Experimental study on the oscillation of the shear layer of the slat cavity for 30P30N Multi-Element High-Lift Airfoil

This paper investigates the relationship between the low-frequency multiple tonal noise of the slat and the flapping of the cavity shear layer using the 30P30N three-element high-lift airfoil as the experimental object. The experiment was conducted in the A3 acoustic wind tunnel of Southern University of Science and Technology. To overcome the limitation of the physical size of the cavity, a new wall pressure sensor based on the Micro-Electro-Mechanical System (MEMS) sensor combined with the Flexible Printed Circuit (FPC) was developed. Spectral results reveal multiple groups of discrete peaks near the first-order frequency in the Rossiser model. These peaks’ corresponding frequencies are closely related to the variation of the reattachment point caused by the flapping of the cavity shear layer.

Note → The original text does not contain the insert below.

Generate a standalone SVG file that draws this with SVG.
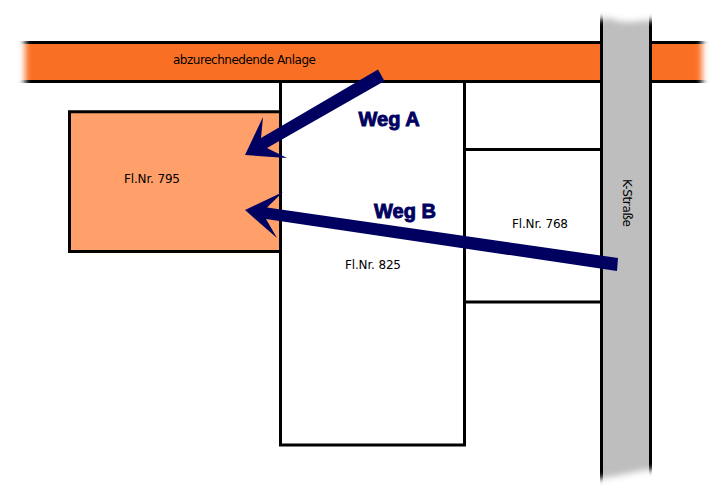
<svg xmlns="http://www.w3.org/2000/svg" width="715" height="491" viewBox="0 0 715 491">
<style>
.plot{fill:#fff;stroke:#000;stroke-width:3}
.line{fill:none;stroke:#000;stroke-width:3}
.lbl{font-family:"DejaVu Sans",Verdana,sans-serif;font-size:12px;fill:#000}
.weg{font-family:"Liberation Sans",Arial,sans-serif;font-size:20px;font-weight:700;fill:#000060;stroke:#000060;stroke-width:.9px}
.way{fill:#000060}
.fade{fill:#fff;filter:url(#b)}
</style>
<defs><filter id="b" x="-50%" y="-50%" width="200%" height="200%"><feGaussianBlur stdDeviation="3"/></filter></defs>
<rect width="715" height="491" fill="#fff"/>
<g id="anlage">
<rect x="0" y="42.500" width="715" height="39" fill="#f97025" stroke="#000" stroke-width="3"/>
<text class="lbl" x="173" y="64" textLength="143">abzurechnedende Anlage</text>
</g>
<g id="fl795">
<rect x="69.500" y="111.750" width="211" height="139.750" fill="#ff9f69" stroke="#000" stroke-width="3"/>
<text class="lbl" x="124" y="183" textLength="56">Fl.Nr. 795</text>
</g>
<g id="fl825">
<rect class="plot" x="280.500" y="81.500" width="184" height="363.500"/>
<text class="lbl" x="345" y="269" textLength="56">Fl.Nr. 825</text>
</g>
<g id="fl768">
<path class="line" d="M465 149.500H601M465 302H601"/>
<text class="lbl" x="512" y="228" textLength="56">Fl.Nr. 768</text>
</g>
<g id="kstrasse">
<rect x="601.500" y="0" width="49" height="491" fill="#bebebe"/>
<path class="line" d="M601.500 0V491M650.500 0V491"/>
<text class="lbl" transform="translate(623,179) rotate(90)" textLength="48">K-Straße</text>
</g>
<g id="fades">
<rect class="fade" x="-20" y="30" width="45" height="64"/>
<rect class="fade" x="702" y="30" width="40" height="64"/>
<path class="fade" d="M580-20H670V19L640 21Q620 24 610 18L580 22Z"/>
<path class="fade" d="M580 512H670V467L640 471Q620 475 610 477L580 481Z"/>
</g>
<g id="connectors">
<path class="way" d="M378 69.500L384.500 81L267 148L287 158L245 155L263 117L261 138Z"/>
<path class="way" d="M618 258L617 271L266 219L277 238L245 210L283 192L267 207.500Z"/>
</g>
<g id="labels">
<text class="weg" x="358.500" y="126">Weg A</text>
<text class="weg" x="374" y="218">Weg B</text>
</g>
</svg>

The flapping range of the cavity shear layer was further determined by the mean flow field obtained from the two-dimensional hot-wire measurement. Based on the parameters obtained from fitting flow field measurement results, multiple groups of frequency values caused by the change of the reattachment point were further calculated. These frequencies are highly consistent with the frequencies obtained by the MEMS microphone. Furthermore, coherence analysis of the synchronous measurement results of the MEMS microphone and the far-field microphone reveals that the variation of the dominant frequency of the cavity tonal noise is also closely related to the flapping of the cavity shear layer. In summary, a self-excited oscillation process similar to the square cavity flow is present in the slat cavity. Moreover, the shear layer of the slat cavity is flapping in a certain range, and the flapping process will further affect the change of the tonal frequency dominating in the slat cavity.